ЗАЛ драмтеатра им. Станиславского трещал по швам, еле вместив всех желающих увидеть новый моноспектакль Петра МАМОНОВА "Шоколадный Пушкин". Впрочем, никто и не сомневался в аншлаге. Ибо экс-лидер "Звуков Му" давно приобрел преданного зрителя, который ходит на все перформансы своего любимца и с замиранием сердца ловит не только каждый звук, но даже слюну, обильно брызжущую со сцены. К тому же последнее явление Петра народу случилось около полугода назад, поэтому он (этот самый народ) успел соскучиться по наро-фоминскому затворнику.
СОБСТВЕННО, все, что делает на театре Петр Николаевич, какой-то острослов окрестил "русской белой горячкой". Новая постановка укрепила эти подозрения. На Мамонова можно смело водить студентов медвузов, чтобы они в натуре изучали симптомы шизофрении. Он играет душевнобольного даже убедительнее, чем выглядят реальные пациенты психбольниц.
Актер сам слепил сценарий за пять часов, энное количество времени потратил на запись незатейливой музыкальной подложки, и "Шоколадный Пушкин" во всей неприглядной красоте был явлен публике. Пересказывать сюжет бессмысленно, потому что его там нет. Под ритмичные звуки электроники на пустой сцене появляется худощавый мужичок в простоватых брючках и легкомысленной маечке, долго стоит молча, а затем начинает невнятно бормотать: "Он среди, он среди, он среди ночи проснется..." Вначале даже кажется, что никакого сценария вовсе нет, а Петр Николаевич валяет дурака, произнося все, что на ум придет: "Утром выходят татары и татарки подметать улицы. Ссутулились, бормочут что-то, наверно, ненавистное имя Москвы". Вот он говорит о бездомной собаке, вот о себе, а вот словно пишет письмо умершему другу: "Дорогой Вадим, как жаль, что ты умер". В середине пьесы, будто придя в себя, он признается: "Похмелье - это очень приятная вещь, если точно знаешь, что сейчас выпьешь". Публика в зале нечеловечески ржет.
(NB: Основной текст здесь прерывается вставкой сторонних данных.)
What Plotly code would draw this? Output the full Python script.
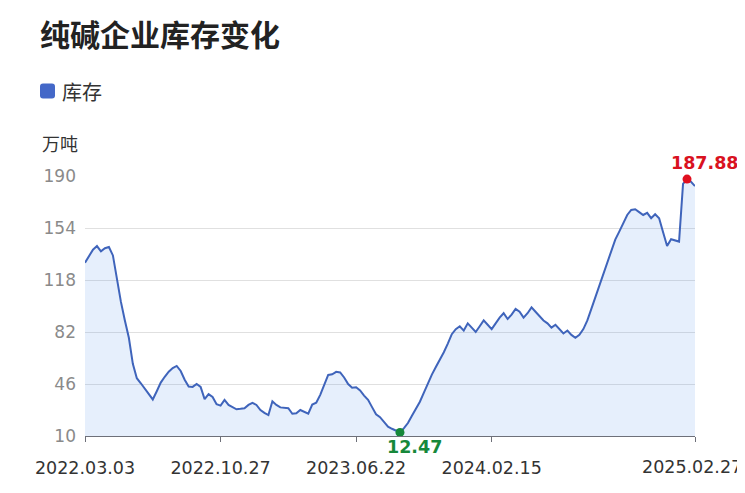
import pandas as pd
import plotly.graph_objects as go

# ---- data ----
all_weeks = pd.date_range("2022-03-03", "2025-02-27", freq="7D")
missing_weeks = ["2024-10-03", "2025-01-30", "2025-02-06"]
dates = [d.strftime("%Y.%m.%d") for d in all_weeks if d.strftime("%Y-%m-%d") not in missing_weeks]

inventory = [
    130, 134.5, 139, 141.5, 137.8, 140, 140.8, 135, 118.5, 103,
    90, 78, 60, 50, 46.5, 42.5, 38.5, 35.3, 41, 47,
    51, 54.5, 57, 58.5, 55, 49, 44.3, 44, 46, 44,
    35.5, 39, 37, 32, 31, 35, 31.5, 29.8, 28.5, 28.8,
    29.2, 31.5, 33, 31.5, 28, 26, 24.5, 34, 31.5, 29.8,
    29.3, 29.2, 25.4, 25.8, 28, 27, 25.5, 31.8, 33, 38.5,
    46, 52.3, 52.7, 54.4, 54, 50.5, 46, 43.4, 43.7, 41.5,
    38, 35, 30, 25, 23, 19.5, 16.4, 15, 13.5, 12.47,
    15.5, 19, 24, 29, 33.7, 40, 46.5, 52.5, 57.8, 62.6,
    68, 74, 80.5, 84, 86, 83, 88, 85, 82, 86,
    90, 87, 84, 88, 92, 95, 91, 94, 98, 96,
    92, 95, 99, 96, 93, 90, 88, 85, 87, 84,
    81, 83, 80, 78, 80, 84, 90, 98, 106, 114,
    121, 129.5, 138, 146, 151.5, 157, 163, 166.5, 167, 165,
    163, 164.5, 160.8, 163.5, 160.7, 151, 141.5, 146.2, 145.5, 144.6,
    184.5, 187.88, 186, 183,
]

y_ticks = [10, 46, 82, 118, 154, 190]
x_tick_idx = [0, 34, 68, 102, len(dates) - 1]
x_ticks = [dates[i] for i in x_tick_idx]

title_text = "纯碱企业库存变化"
series_name = "库存"
unit_text = "万吨"

# ---- derived ----
imax = max(range(len(inventory)), key=lambda i: inventory[i])
imin = min(range(len(inventory)), key=lambda i: inventory[i])

LINE = "#3f64bb"
CJK = "Noto Sans CJK SC"
NUM = "DejaVu Sans"

OFF = 8  # page body margin
W, H = 745 - OFF, 493 - OFF
L, T = 85 - OFF, 176 - OFF
PW, PH = 610, 260
R, B = W - L - PW, H - T - PH


def px2paper(px, py):
    # px, py are in reference-window pixels
    px, py = px - OFF, py - OFF
    return (px - L) / PW, (T + PH - py) / PH


fig = go.Figure()
fig.add_trace(go.Scatter(
    x=dates, y=inventory, mode="lines", name=series_name,
    line=dict(color=LINE, width=2),
    fill="tozeroy", fillcolor="rgba(90,150,235,0.15)",
    showlegend=False, hoverinfo="x+y",
))
fig.add_trace(go.Scatter(
    x=[dates[imax], dates[imin]], y=[inventory[imax], inventory[imin]],
    mode="markers", marker=dict(size=9, color=["#e01020", "#16883a"]),
    showlegend=False, cliponaxis=False, hoverinfo="skip",
))

annotations = [
    dict(x=dates[imax], y=inventory[imax], xref="x", yref="y",
         text=f"<b>{inventory[imax]:.2f}</b>", showarrow=False,
         xanchor="center", yanchor="middle", xshift=18, yshift=16,
         font=dict(family=NUM, size=17.5, color="#d9121f")),
    dict(x=dates[imin], y=inventory[imin], xref="x", yref="y",
         text=f"<b>{inventory[imin]:.2f}</b>", showarrow=False,
         xanchor="center", yanchor="middle", xshift=15, yshift=-15,
         font=dict(family=NUM, size=17.5, color="#16883a")),
]

lx, ly = px2paper(60, 91)
annotations.append(dict(x=lx, y=ly, xref="paper", yref="paper", text=series_name,
                        showarrow=False, xanchor="left", yanchor="middle",
                        font=dict(family=CJK, size=20, color="#333333")))
ux, uy = px2paper(40, 143)
annotations.append(dict(x=ux, y=uy, xref="paper", yref="paper", text=unit_text,
                        showarrow=False, xanchor="left", yanchor="middle",
                        font=dict(family=CJK, size=18, color="#333333")))
# last x label kept inside the window (right-aligned at the edge)
ex, ey = px2paper(744, 467)
annotations.append(dict(x=ex, y=ey, xref="paper", yref="paper", text=x_ticks[-1],
                        showarrow=False, xanchor="right", yanchor="middle",
                        font=dict(family=NUM, size=17.5, color="#333333")))
x_ticktext = x_ticks[:-1] + [""]

# rounded legend square
sx, sy = px2paper(47.5, 91)
r, h = 3, 7.5
path = (f"M {-h+r},{-h} L {h-r},{-h} Q {h},{-h} {h},{-h+r} L {h},{h-r} Q {h},{h} {h-r},{h} "
        f"L {-h+r},{h} Q {-h},{h} {-h},{h-r} L {-h},{-h+r} Q {-h},{-h} {-h+r},{-h} Z")
shapes = [dict(type="path", xref="paper", yref="paper", xsizemode="pixel", ysizemode="pixel",
               xanchor=sx, yanchor=sy, path=path, fillcolor="#4468c8", line=dict(width=0))]

fig.update_layout(
    width=W, height=H,
    margin=dict(l=L, r=R, t=T, b=B, autoexpand=False),
    paper_bgcolor="white", plot_bgcolor="white",
    title=dict(text=f"<b>{title_text}</b>", x=(40 - OFF) / W, xanchor="left", xref="container",
               y=1 - (35 - OFF) / H, yanchor="middle", yref="container",
               font=dict(family=CJK, size=30, color="#222222")),
    showlegend=False,
    annotations=annotations,
    shapes=shapes,
    xaxis=dict(
        type="category", categoryorder="array", categoryarray=dates,
        range=[0, len(dates) - 1], tickmode="array", tickvals=x_ticks, ticktext=x_ticktext,
        showgrid=False, showline=True, linecolor="#6e7079", linewidth=1,
        ticks="outside", ticklen=5, tickcolor="#6e7079",
        tickfont=dict(family=NUM, size=17.5, color="#333333"),
        ticklabelstandoff=11, automargin=False, zeroline=False,
    ),
    yaxis=dict(
        range=[10, 190], tickmode="array", tickvals=y_ticks,
        showgrid=True, gridcolor="#e0e0e0", gridwidth=1, zeroline=False,
        showline=False, ticks="",
        tickfont=dict(family=NUM, size=17, color="#8a8a8a"),
        ticklabelstandoff=8, automargin=False,
    ),
)

fig.write_html("out.html")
Действительно, трудно сдержать себя от животного хохота. И только в постскриптуме, когда закрывается занавес и Мамонов выходит на сцену в офицерских сапогах с гитарой наперевес, поникший и опустошенный, ты вдруг осознаешь, что все эти полтора часа актер рассказывал о том, какой мусор хранится в наших головах. "Вот так мы раньше и жили, - говорит на прощание Мамонов, - но жизнь меняется. Поэтому в следующих спектаклях на сцену будут выходить также мои друзья и делать все, что им захочется, но недолго. Меня в постановке будет все меньше и меньше, но я буду тверд..." (смех в зале, улюлюканье, аплодисменты).
После премьеры за кулисами случилась сценка, такая же абсурдная, как весь мамоновский театр. В ожидании актера у гримерки топталась стайка близких людей, журналистов и впечатленный увиденным юморист Петросян. "Неужели вам интересен Мамонов?" - удивленно спросил я его, включив диктофон. Сатирик долго и неостроумно стал рассуждать о величии Мамонова. К нашей беседе вдруг подключилась болгарская журналистка, держа в руках диктофон, она также задавала вопросы и в конце попросила Петросяна: "А теперь представьтесь, пожалуйста". "Меня зовут Женечка", - ответил тот. Когда же Мамонов наконец появился, сатирик первым бросился поздравлять его, заметив при этом: "Голубчик мой, у меня сегодня были очень серьезные дела, я все бросил и приехал". "Спасибо, мой родной, - хитро щурясь, поблагодарил его Петр Николаевич, - все прекрасно понимаю, у вас серьезные дела, а у меня так, херня какая-то". "Ай-да Петя, ай-да сукин сын!"- подумали стоящие рядом.